How is completion modeled?

  1. Create a new model in the DB (BlockCompletion) that can indicate when a user has “completed” a completable XBlock.
    1. Fields: user, course_key, usage_key, block_type, completed (float [0.0, 1.0]) + fields from TimeStampedModel.

    2. A record with "completed" == 0.0 is equivalent to no record that exists.

    3. It should have appropriate indexes for fast lookups.

    4. This is roughly based on the CourseModuleCompletion model from progress-edx-platform-extensions but with some changes. The “get_actual_completions” code and the "stage" column would not be used.

  2. Create a new model in the DB (AggregateCompletion) that indicates for each block whose block-type is an aggregator what percentage of the contained completable blocks have been completed. 
    1. Fields: user, course_key, usage_key, aggregation_name (equivalent to block_type for simple aggregations covered by this proposal), earned (float), possible (float), + fields from TimeStampedModel.
    2. When a BlockCompletion record is updated, a signal handler will trigger an asynchronous task to update the AggregateCompletion records for all ancestor aggregators of the updated block.  The possible value is the sum of the completable blocks contained within the calculable block.  The earned value is the sum of the completed values for all contained completable blocks.  See the note above about DAGs.
    3. Available property: percent (float [0.0, 1.0]) = earned / possible.  An AggregateCompletion record with a possible value of 0.0 will have a percent of 1.0, reflecting the observation that if there is nothing to complete, the learner is done with the block, and that a learner should expect to be able to reach 100% completion for all aggregator blocks once they have completed the course.
    4. Note: Course-level completions will also be stored in this table, with "course" as the aggregate type.
  3. A mechanism will be provided to prevent returning invalid completion data for any users that start a course before completion data was captured, as there is no simple way to backfill this data.
    1. Proposal 1: A system-wide setting, "COMPLETION_TRACKING_START_DATE" enables calculation of aggregator completion values for all enrollments that start after the specified date.  This exists to prevent returning invalid completion data for any courses that started before the feature was implemented, as there is no way to backfill the data.  This will be calculated using the new "Content Availability Date" (CAD). A per-course start date model config will provide a way to do staged-rollout of completion aggregation on a course-by-course basis, but calculation will still be subject to the restrictions of the CAD.
    2. Proposal 2: Tracking per user when they started the course and when completion data had begun to be captured, in order to determine whether the completion data is useful for that particular user.

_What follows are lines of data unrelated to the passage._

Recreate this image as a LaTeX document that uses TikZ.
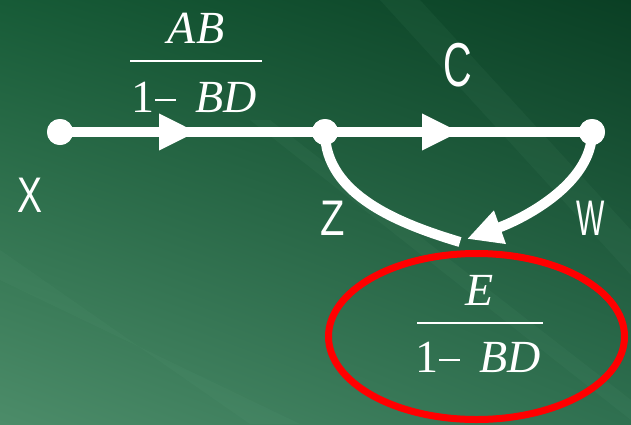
\documentclass[tikz,border=0pt]{standalone}
\usepackage{graphicx}
\usepackage{fontspec}
\setmainfont{Liberation Serif}
\newfontfamily\labelfont{Liberation Sans}
\usetikzlibrary{arrows.meta,decorations.markings,shadings}
\definecolor{bgUL}{HTML}{175B37}
\definecolor{bgUR}{HTML}{0A3F24}
\definecolor{bgLL}{HTML}{4C8C69}
\definecolor{bgLR}{HTML}{2F7050}
\definecolor{streak}{HTML}{6FB08A}
\newcommand\narrowlab[2]{\scalebox{#1}[1]{#2}}
\newcommand\onemin{1\hspace{1pt}\rule[11pt]{21pt}{2.4pt}\hspace{19pt}}
\begin{document}
\begin{tikzpicture}[x=1pt,y=-1pt,
  dot/.style={circle, fill=white, minimum size=26pt, inner sep=0pt},
  edgeline/.style={line width=10pt, white},
  midarrow/.style={postaction={decorate}, decoration={markings,
      mark=at position #1 with {\arrow{Triangle[length=38pt,width=34pt]}}}},
  lbl/.style={text=white, inner sep=0pt, font=\labelfont\fontsize{50}{50}\selectfont},
  bigl/.style={text=white, inner sep=0pt, font=\labelfont\fontsize{62}{62}\selectfont},
  frac/.style={text=white, inner sep=0pt, anchor=base, font=\fontsize{46}{46}\selectfont},
  fracline/.style={white, line width=2.4pt},
  highlight/.style={red, line width=7pt}]
\useasboundingbox (0,0) rectangle (631,424);
\shade[upper left=bgUL, upper right=bgUR, lower left=bgLL, lower right=bgLR] (0,0) rectangle (631,424);
% faint streaks
\begin{scope}[opacity=0.07]
\fill[streak] (380,0) -- (420,0) -- (631,230) -- (631,275) -- cycle;
\fill[streak] (250,120) -- (270,120) -- (631,400) -- (631,420) -- cycle;
\fill[streak] (0,250) -- (0,280) -- (300,424) -- (250,424) -- cycle;
\end{scope}

% nodes
\node[dot] (X) at (60,132) {};
\node[dot] (Z) at (325,132) {};
\node[dot] (W) at (592,132) {};
\coordinate (M) at (460,242);

% edges
\draw[edgeline, midarrow=0.517] (X.center) -- (Z.center);
\draw[edgeline, midarrow=0.506] (Z.center) -- (W.center);
\draw[edgeline] (Z.center) .. controls (325,195) and (400,224) .. (M);
\draw[edgeline, -{Triangle[length=35pt,width=33pt]}] (W.center) .. controls (592,185) and (520,220) .. (467,239);

% redraw dots on top
\node[dot] at (X) {};
\node[dot] at (Z) {};
\node[dot] at (W) {};

% labels
\node[lbl] (lx) at (30,195) {\narrowlab{0.75}{X}};
\node[lbl] (lz) at (333,218.5) {\narrowlab{0.8}{Z}};
\node[lbl] (lw) at (591,218.5) {\narrowlab{0.6}{W}};
\node[bigl] (lc) at (458,65) {\narrowlab{0.64}{C}};

% fraction AB/(1-BD)
\node[frac] (n1) at (196,43) {\textit{AB}};
\draw[fracline] (130,61) -- (262,61);
\node[frac] (d1) at (194,112) {\onemin\textit{BD}};

% fraction E/(1-BD)
\node[frac] (n2) at (480,305) {\textit{E}};
\draw[fracline] (417,323) -- (543,323);
\node[frac] (d2) at (478,372) {\onemin\textit{BD}};

% highlight
\draw[highlight] (476.5,336.5) ellipse [x radius=148pt, y radius=83pt];
\end{tikzpicture}
\end{document}
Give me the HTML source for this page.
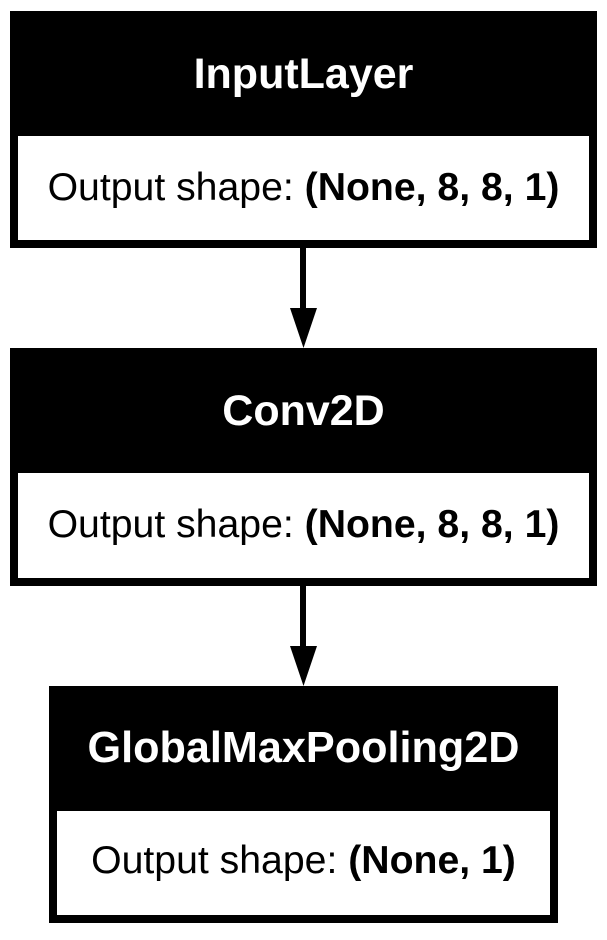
<!DOCTYPE html>
<html><head><style>
body{margin:0;background:#fff;width:607px;height:935px;overflow:hidden}
svg text{font-family:"Liberation Sans",Arial,sans-serif;text-anchor:middle}
</style></head><body>
<svg width="607" height="935" xmlns="http://www.w3.org/2000/svg">
<!-- box1 -->
<rect x="10" y="11" width="587" height="237" fill="#000"/>
<rect x="18" y="136" width="571" height="104" fill="#fff"/>
<text x="303.5" y="88" font-size="43" font-weight="bold" fill="#fff">InputLayer</text>
<text x="303.5" y="200" font-size="39.2"><tspan>Output shape: </tspan><tspan font-weight="bold">(None, 8, 8, 1)</tspan></text>
<!-- arrow1 -->
<rect x="300" y="248" width="6" height="62" fill="#000"/>
<polygon points="290,308 317,308 303.5,348" fill="#000"/>
<!-- box2 -->
<rect x="10" y="348" width="587" height="238" fill="#000"/>
<rect x="18" y="473" width="571" height="105" fill="#fff"/>
<text x="303.5" y="425" font-size="43" font-weight="bold" fill="#fff">Conv2D</text>
<text x="303.5" y="537" font-size="39.2"><tspan>Output shape: </tspan><tspan font-weight="bold">(None, 8, 8, 1)</tspan></text>
<!-- arrow2 -->
<rect x="300" y="586" width="6" height="62" fill="#000"/>
<polygon points="290,646 317,646 303.5,686" fill="#000"/>
<!-- box3 -->
<rect x="49" y="686" width="509" height="237" fill="#000"/>
<rect x="57" y="811" width="493" height="104" fill="#fff"/>
<text x="303.5" y="762" font-size="43.2" font-weight="bold" fill="#fff">GlobalMaxPooling2D</text>
<text x="303.5" y="873" font-size="39.2"><tspan>Output shape: </tspan><tspan font-weight="bold">(None, 1)</tspan></text>
</svg>
</body></html>
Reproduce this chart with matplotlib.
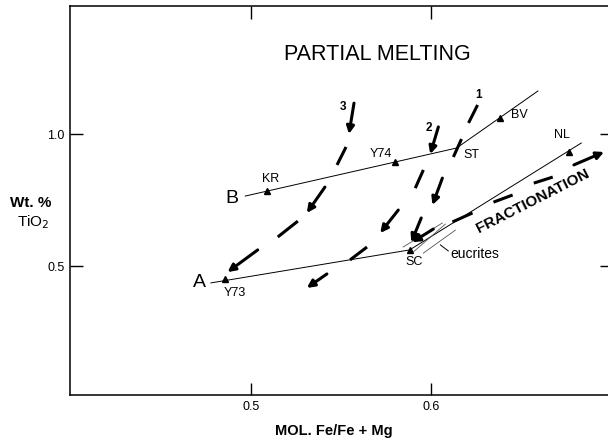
import matplotlib
matplotlib.use("Agg")
import matplotlib.pyplot as plt

plt.rcParams['font.family'] = ['Liberation Sans', 'DejaVu Sans']

# Mixing lines A and B (MOL. Fe/Fe+Mg vs Wt. % TiO2)
line_a_x = [0.478, 0.588, 0.683]
line_a_y = [0.436, 0.561, 0.966]
line_b_x = [0.497, 0.614, 0.659]
line_b_y = [0.765, 0.947, 1.163]

# Meteorite samples sitting on the lines
sample_names = ['Y73', 'SC', 'NL', 'KR', 'Y74', 'BV']
sample_x = [0.4856, 0.588, 0.676, 0.509, 0.580, 0.638]
sample_y = [0.451, 0.561, 0.932, 0.786, 0.894, 1.061]
sample_has_marker = [True, True, True, True, True, True]
# label offsets (points) from each sample
sample_offsets = [(7, -10), (3, -9), (-5, 12), (3, 8), (-10, 6), (14, 2)]

# extra vertex labels
st_point = (0.614, 0.947)

# Partial melting trajectories: (x0, y0, x1, y1, has_arrowhead)
path_1 = [
    (0.6256, 1.110, 0.6206, 1.042, False),
    (0.6167, 0.981, 0.6122, 0.913, False),
    (0.6061, 0.833, 0.6006, 0.731, True),
    (0.5944, 0.682, 0.5889, 0.590, True),
    (0.6011, 0.640, 0.5894, 0.590, True),
]
path_2 = [
    (0.6039, 1.027, 0.5994, 0.924, True),
    (0.5956, 0.864, 0.5911, 0.795, False),
    (0.5817, 0.712, 0.5717, 0.625, True),
    (0.5644, 0.572, 0.5550, 0.523, False),
    (0.5422, 0.470, 0.5311, 0.417, True),
]
path_3 = [
    (0.5572, 1.117, 0.5544, 1.000, True),
    (0.5528, 0.951, 0.5478, 0.883, False),
    (0.5411, 0.799, 0.5311, 0.701, True),
    (0.5261, 0.670, 0.5150, 0.610, False),
    (0.5039, 0.561, 0.4872, 0.477, True),
]
path_labels = ['1', '2', '3']
path_label_x = [0.6261, 0.5989, 0.5511]
path_label_y = [1.148, 1.023, 1.102]

# Fractionation trend
fractionation = [
    (0.6117, 0.667, 0.6228, 0.701, False),
    (0.6344, 0.742, 0.6450, 0.769, False),
    (0.6567, 0.814, 0.6672, 0.837, False),
    (0.6789, 0.883, 0.6956, 0.932, True),
]

# Eucrite range (short thin lines near SC)
eucrite_x0 = [0.5844, 0.5900, 0.5956]
eucrite_y0 = [0.572, 0.553, 0.549]
eucrite_x1 = [0.6061, 0.6078, 0.6133]
eucrite_y1 = [0.663, 0.659, 0.636]

fig = plt.figure(figsize=(6.08, 4.43), dpi=100)
ax = fig.add_axes([70 / 608, 48 / 443, 542 / 608, 389 / 443])
ax.set_xlim(0.4, 0.7)
ax.set_ylim(0.0114, 1.485)

for s in ax.spines.values():
    s.set_linewidth(1.1)

ax.set_xticks([0.5, 0.6])
ax.set_xticklabels(['0.5', '0.6'])
ax.set_yticks([0.5, 1.0])
ax.set_yticklabels(['0.5', '1.0'])
ax.tick_params(direction='in', length=9, width=1.0, top=True, right=True,
               labelsize=9, pad=4)

# lines A and B
ax.plot(line_a_x, line_a_y, color='black', lw=0.7)
ax.plot(line_b_x, line_b_y, color='black', lw=0.7)

for name, x, y, m, off in zip(sample_names, sample_x, sample_y,
                              sample_has_marker, sample_offsets):
    if m:
        ax.plot(x, y, marker='^', color='black', ms=4.5, ls='none')
    ax.annotate(name, (x, y), xytext=off, textcoords='offset points',
                ha='center', va='center', fontsize=9)
ax.annotate('ST', st_point, xytext=(11, -5), textcoords='offset points',
            ha='center', va='center', fontsize=9)

ax.text(0.4717, 0.436, 'A', fontsize=14, ha='center', va='center')
ax.text(0.4894, 0.754, 'B', fontsize=14, ha='center', va='center')


def draw_path(segments):
    for x0, y0, x1, y1, head in segments:
        if head:
            ax.annotate('', xy=(x1, y1), xytext=(x0, y0),
                        arrowprops=dict(arrowstyle='-|>', lw=2.2, color='black',
                                        mutation_scale=11, shrinkA=0, shrinkB=0))
        else:
            ax.plot([x0, x1], [y0, y1], color='black', lw=2.2,
                    solid_capstyle='butt')


for p in (path_1, path_2, path_3, fractionation):
    draw_path(p)

for lab, x, y in zip(path_labels, path_label_x, path_label_y):
    ax.text(x, y, lab, fontsize=8.5, fontweight='bold', ha='center', va='center')

for x0, y0, x1, y1 in zip(eucrite_x0, eucrite_y0, eucrite_x1, eucrite_y1):
    ax.plot([x0, x1], [y0, y1], color='#555555', lw=0.6)
ax.plot([0.605, 0.6094], [0.580, 0.557], color='black', lw=0.7)
ax.text(0.6106, 0.547, 'eucrites', fontsize=10, ha='left', va='center')

ax.text(0.570, 1.303, 'PARTIAL MELTING', fontsize=15.5, ha='center', va='center')
ax.text(0.6561, 0.746, 'FRACTIONATION', fontsize=11, fontweight='bold',
        ha='center', va='center', rotation=27)

fig.text(31 / 608, 1 - 203 / 443, 'Wt. %', fontsize=11, fontweight='bold',
         ha='center', va='center')
fig.text(33 / 608, 1 - 222 / 443, 'TiO$_2$', fontsize=11,
         ha='center', va='center')
fig.text(334 / 608, 1 - 431 / 443, 'MOL. Fe/Fe + Mg', fontsize=10.5,
         fontweight='bold', ha='center', va='center')

fig.savefig('out.png', dpi=100)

How is completion updated/written?

  1. The LMS should be modified to mark an XBlock as “completed” using this logic:

    1. If the block type indicates that it is not completable (completion_method=EXCLUDED or completion_method=AGGREGATOR), then the block is ignored.

    2. If the XBlock indicates that it is aware of the Completion API, and has a custom implementation of completion (“has_custom_completion” is true): Wait for the XBlock to emit a “complete” event with a value in the range [0.0, 1.0] (also support the deprecated name “progress” for this event, which is how it currently works for progress-edx-platform-extensions), and then mark it as completed.

      1. We will create a mixin to provide a template for custom completion, and tools for making it more simple, with has_custom_completion set to True, and an emit_completion method.
    3. Otherwise, if the XBlock indicates that it is gradable (“has_score” is true): when the XBlock emits a grade, have a signal handler emit a completion event.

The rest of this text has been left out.